Waterloo Station is one of the busiest in the country
The idea has been proposed to ease congestion into Waterloo station between 0800 and 0900 on weekdays.
Network Rail said passengers on the South West mainline into London had to be given an incentive to travel in the hour before or after that peak period.
Other options suggested included running more trains or longer trains.
Network Rail said the amount of miles travelled by passengers using south-west England services into London will increase 20% over the next decade.
At present 75,000 people travel into Waterloo between 0700 and 1000 on weekdays.
A total of 56 trains arrive at the south London station from 0800 to 0900, with very little room for more services in that hour.
Network Rail chief executive John Armitt said: "One option could be to lower the cost for passengers travelling early, although this would be a matter for the Department for Transport and train operating companies."
More trains could be run between 0700 to 0800 and 0900 to 1000 to make the idea more viable.
Services on the Waterloo to Exeter line could be doubled
The organisation's head of group planning Richard Eccles warned that if Waterloo's overcrowding problem was not sorted out trains might have to be held at signals and restricted from entering the station.
Other proposals put forward include increasing platform lengths and using the international Eurostar station for domestic use - after Eurostar's main terminal moves to St Pancras in 2007.
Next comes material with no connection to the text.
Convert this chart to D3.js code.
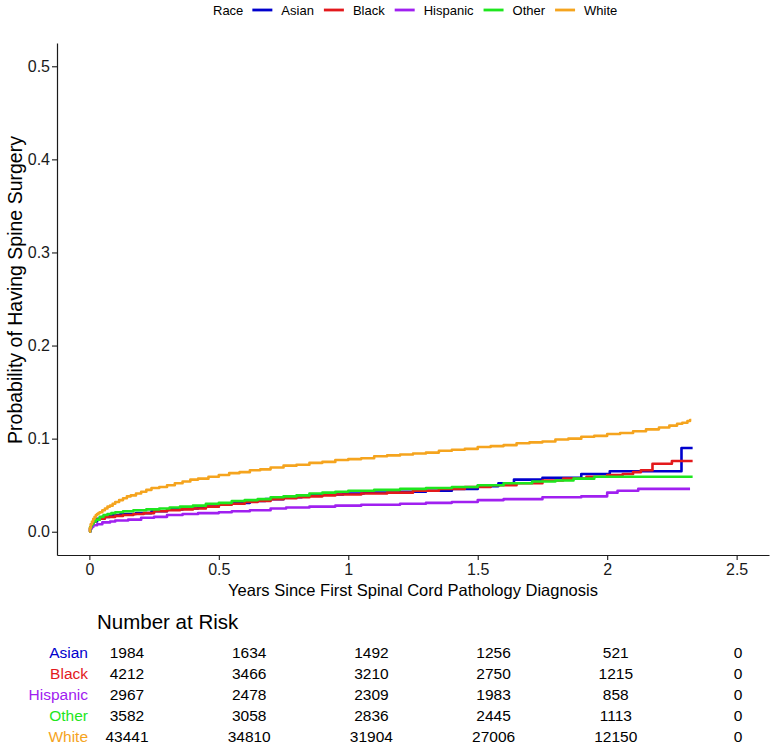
<!DOCTYPE html>
<html>
<head>
<meta charset="utf-8">
<script src="https://cdn.jsdelivr.net/npm/d3@7"></script>
<style>
  body { margin: 0; background: #fff; }
  svg { display: block; font-family: Arial, "Liberation Sans", Helvetica, sans-serif; }
</style>
</head>
<body>
<svg id="chart" width="775" height="750"></svg>
<script>
// ---------- data ----------
const groups = ["Asian", "Black", "Hispanic", "Other", "White"];
const groupColors = ["#0000CD", "#E3191C", "#A020F0", "#1EE61E", "#F5A41E"];

const asianT = [0, 0.003, 0.008, 0.015, 0.03, 0.05, 0.08, 0.12, 0.18, 0.24, 0.3, 0.36, 0.42, 0.5, 0.56, 0.62, 0.68, 0.75, 0.82, 0.9, 0.98, 1.06, 1.2, 1.3, 1.4, 1.5, 1.58, 1.64, 1.75, 1.9, 2.01, 2.287, 2.33];
const asianV = [0, 0.004, 0.008, 0.011, 0.014, 0.016, 0.018, 0.019, 0.020, 0.022, 0.024, 0.025, 0.027, 0.030, 0.031, 0.033, 0.035, 0.037, 0.039, 0.040, 0.041, 0.042, 0.043, 0.044, 0.046, 0.049, 0.052, 0.056, 0.058, 0.062, 0.065, 0.090, 0.090];

const blackT = [0, 0.003, 0.008, 0.015, 0.025, 0.04, 0.06, 0.1, 0.13, 0.17, 0.21, 0.25, 0.3, 0.35, 0.4, 0.45, 0.5, 0.55, 0.6, 0.65, 0.7, 0.75, 0.8, 0.85, 0.9, 0.95, 1.05, 1.15, 1.25, 1.35, 1.45, 1.55, 1.65, 1.75, 1.83, 1.92, 2.0, 2.06, 2.1, 2.13, 2.175, 2.25, 2.33];
const blackV = [0, 0.004, 0.008, 0.011, 0.013, 0.014, 0.016, 0.017, 0.018, 0.019, 0.020, 0.022, 0.023, 0.024, 0.025, 0.027, 0.029, 0.030, 0.032, 0.033, 0.035, 0.036, 0.037, 0.038, 0.039, 0.040, 0.041, 0.042, 0.044, 0.046, 0.048, 0.050, 0.052, 0.055, 0.057, 0.059, 0.061, 0.062, 0.064, 0.066, 0.073, 0.076, 0.076];

const hispanicT = [0, 0.003, 0.008, 0.015, 0.03, 0.05, 0.08, 0.1, 0.15, 0.2, 0.25, 0.3, 0.36, 0.42, 0.5, 0.55, 0.62, 0.7, 0.76, 0.85, 0.95, 1.05, 1.2, 1.3, 1.4, 1.5, 1.6, 1.75, 1.9, 2.0, 2.04, 2.12, 2.32];
const hispanicV = [0, 0.003, 0.005, 0.007, 0.008, 0.010, 0.011, 0.012, 0.013, 0.015, 0.016, 0.018, 0.019, 0.020, 0.021, 0.022, 0.023, 0.025, 0.026, 0.027, 0.028, 0.029, 0.030, 0.031, 0.032, 0.034, 0.035, 0.037, 0.038, 0.042, 0.044, 0.046, 0.046];

const otherT = [0, 0.003, 0.008, 0.015, 0.025, 0.04, 0.055, 0.07, 0.085, 0.1, 0.13, 0.17, 0.22, 0.27, 0.31, 0.35, 0.4, 0.45, 0.5, 0.55, 0.6, 0.65, 0.7, 0.75, 0.8, 0.85, 0.9, 0.95, 1.0, 1.1, 1.2, 1.3, 1.4, 1.5, 1.6, 1.71, 1.8, 1.87, 1.95, 2.33];
const otherV = [0, 0.005, 0.008, 0.011, 0.013, 0.016, 0.018, 0.019, 0.020, 0.021, 0.022, 0.023, 0.024, 0.025, 0.026, 0.027, 0.028, 0.030, 0.031, 0.033, 0.034, 0.035, 0.037, 0.038, 0.039, 0.041, 0.042, 0.043, 0.044, 0.045, 0.046, 0.047, 0.048, 0.050, 0.052, 0.054, 0.055, 0.057, 0.059, 0.059];

const whiteT = [0, 0.002, 0.005, 0.01, 0.015, 0.02, 0.025, 0.03, 0.035, 0.04, 0.05, 0.06, 0.07, 0.08, 0.09, 0.1, 0.115, 0.13, 0.145, 0.16, 0.18, 0.2, 0.22, 0.24, 0.27, 0.3, 0.33, 0.36, 0.39, 0.42, 0.46, 0.5, 0.54, 0.58, 0.62, 0.66, 0.7, 0.75, 0.8, 0.85, 0.9, 0.95, 1.0, 1.05, 1.1, 1.15, 1.2, 1.25, 1.3, 1.35, 1.4, 1.45, 1.5, 1.55, 1.6, 1.65, 1.7, 1.75, 1.8, 1.85, 1.9, 1.95, 2.0, 2.05, 2.1, 2.15, 2.2, 2.24, 2.27, 2.29, 2.31, 2.32, 2.325];
const whiteV = [0, 0.004, 0.008, 0.011, 0.014, 0.016, 0.018, 0.019, 0.020, 0.021, 0.023, 0.025, 0.027, 0.028, 0.030, 0.032, 0.034, 0.036, 0.038, 0.039, 0.041, 0.043, 0.045, 0.047, 0.048, 0.050, 0.052, 0.054, 0.056, 0.057, 0.059, 0.061, 0.063, 0.064, 0.066, 0.067, 0.069, 0.071, 0.072, 0.074, 0.075, 0.077, 0.078, 0.079, 0.081, 0.082, 0.083, 0.084, 0.085, 0.087, 0.088, 0.089, 0.091, 0.092, 0.093, 0.095, 0.096, 0.097, 0.099, 0.100, 0.102, 0.103, 0.105, 0.106, 0.108, 0.110, 0.112, 0.114, 0.116, 0.117, 0.119, 0.120, 0.120];

const xTicks = [0, 0.5, 1, 1.5, 2, 2.5];
const xTickLabels = ["0", "0.5", "1", "1.5", "2", "2.5"];
const yTicks = [0, 0.1, 0.2, 0.3, 0.4, 0.5];
const yTickLabels = ["0.0", "0.1", "0.2", "0.3", "0.4", "0.5"];

const riskTimes = [0, 0.5, 1, 1.5, 2, 2.5];
const riskAsian = [1984, 1634, 1492, 1256, 521, 0];
const riskBlack = [4212, 3466, 3210, 2750, 1215, 0];
const riskHispanic = [2967, 2478, 2309, 1983, 858, 0];
const riskOther = [3582, 3058, 2836, 2445, 1113, 0];
const riskWhite = [43441, 34810, 31904, 27006, 12150, 0];

const legendTitle = "Race";
const xTitle = "Years Since First Spinal Cord Pathology Diagnosis";
const yTitle = "Probability of Having Spine Surgery";
const riskTitle = "Number at Risk";

// ---------- build ----------
const seriesT = [asianT, blackT, hispanicT, otherT, whiteT];
const seriesV = [asianV, blackV, hispanicV, otherV, whiteV];
const series = groups.map((g, i) => ({
  name: g, color: groupColors[i],
  pts: seriesT[i].map((t, j) => ({ t: t, v: seriesV[i][j] }))
}));
const riskRows = [riskAsian, riskBlack, riskHispanic, riskOther, riskWhite];

const svg = d3.select("#chart");

const panel = { left: 57, right: 769, top: 43, bottom: 555 };
const x = d3.scaleLinear().domain([-0.125, 2.625]).range([panel.left, panel.right]);
const y = d3.scaleLinear().domain([-0.025, 0.525]).range([panel.bottom, panel.top]);

// curves
const line = d3.line().x(d => x(d.t)).y(d => y(d.v)).curve(d3.curveStepAfter);
svg.append("g").selectAll("path").data(series).join("path")
  .attr("d", d => line(d.pts))
  .attr("fill", "none")
  .attr("stroke", d => d.color)
  .attr("stroke-width", 2.6)
  .attr("stroke-linejoin", "round");

// axes
const xAxis = d3.axisBottom(x).tickValues(xTicks).tickFormat((d, i) => xTickLabels[i]).tickSize(5).tickSizeOuter(0);
const gx = svg.append("g").attr("transform", `translate(0,${panel.bottom})`).call(xAxis);
gx.select(".domain").attr("stroke", "#1a1a1a").attr("stroke-width", 1.2);
gx.selectAll(".tick line").attr("stroke", "#1a1a1a").attr("stroke-width", 1.1);
gx.selectAll(".tick text").attr("font-size", 16).attr("fill", "#1a1a1a").attr("dy", "0.95em").attr("y", 5)
  .attr("font-family", "Arial, 'Liberation Sans', sans-serif");

const yAxis = d3.axisLeft(y).tickValues(yTicks).tickFormat((d, i) => yTickLabels[i]).tickSize(5).tickSizeOuter(0);
const gy = svg.append("g").attr("transform", `translate(${panel.left},0)`).call(yAxis);
gy.select(".domain").attr("stroke", "#1a1a1a").attr("stroke-width", 1.2);
gy.selectAll(".tick line").attr("stroke", "#1a1a1a").attr("stroke-width", 1.1);
gy.selectAll(".tick text").attr("font-size", 16).attr("fill", "#1a1a1a").attr("x", -7)
  .attr("font-family", "Arial, 'Liberation Sans', sans-serif");

// axis titles
svg.append("text").attr("x", (panel.left + panel.right) / 2).attr("y", 596)
  .attr("text-anchor", "middle").attr("font-size", 16.5).attr("fill", "#000").text(xTitle);
svg.append("text").attr("transform", `translate(22,290) rotate(-90)`)
  .attr("text-anchor", "middle").attr("font-size", 19.5).attr("fill", "#000").text(yTitle);

// legend
const lg = svg.append("g");
let lx = 213;
const ly = 10;
const lt = lg.append("text").attr("x", lx).attr("y", ly).attr("dy", "0.35em").attr("font-size", 13).attr("fill", "#000").text(legendTitle);
lx += lt.node().getComputedTextLength() + 9;
groups.forEach((g, i) => {
  lg.append("line").attr("x1", lx).attr("x2", lx + 20).attr("y1", ly).attr("y2", ly)
    .attr("stroke", groupColors[i]).attr("stroke-width", 2.8);
  lx += 29;
  const t = lg.append("text").attr("x", lx).attr("y", ly).attr("dy", "0.35em").attr("font-size", 13).attr("fill", "#000").text(g);
  lx += t.node().getComputedTextLength() + 10;
});

// risk table
svg.append("text").attr("x", 97).attr("y", 629).attr("font-size", 20.5).attr("fill", "#000").text(riskTitle);
const xr = d3.scaleLinear().domain([0, 2.5]).range([127, 738]);
const rowY = d3.scalePoint().domain(groups).range([652, 736.5]);
groups.forEach((g, i) => {
  svg.append("text").attr("x", 88).attr("y", rowY(g)).attr("dy", "0.36em")
    .attr("text-anchor", "end").attr("font-size", 15.5).attr("fill", groupColors[i]).text(g);
  riskTimes.forEach((t, j) => {
    svg.append("text").attr("x", xr(t)).attr("y", rowY(g)).attr("dy", "0.36em")
      .attr("text-anchor", "middle").attr("font-size", 15.5).attr("fill", "#000").text(riskRows[i][j]);
  });
});
</script>
</body>
</html>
Platforms could be remodelled at nearby Clapham Junction to increase capacity in the area, while a flyover or underpass could be created at Woking in Surrey to ease congestion.
Services could be doubled on the Waterloo to Exeter line, to run hourly.
Once views of those being consulted are known, Network Rail will come up with a final strategy which will be taken into account when the new South West Trains franchise comes up for bidding.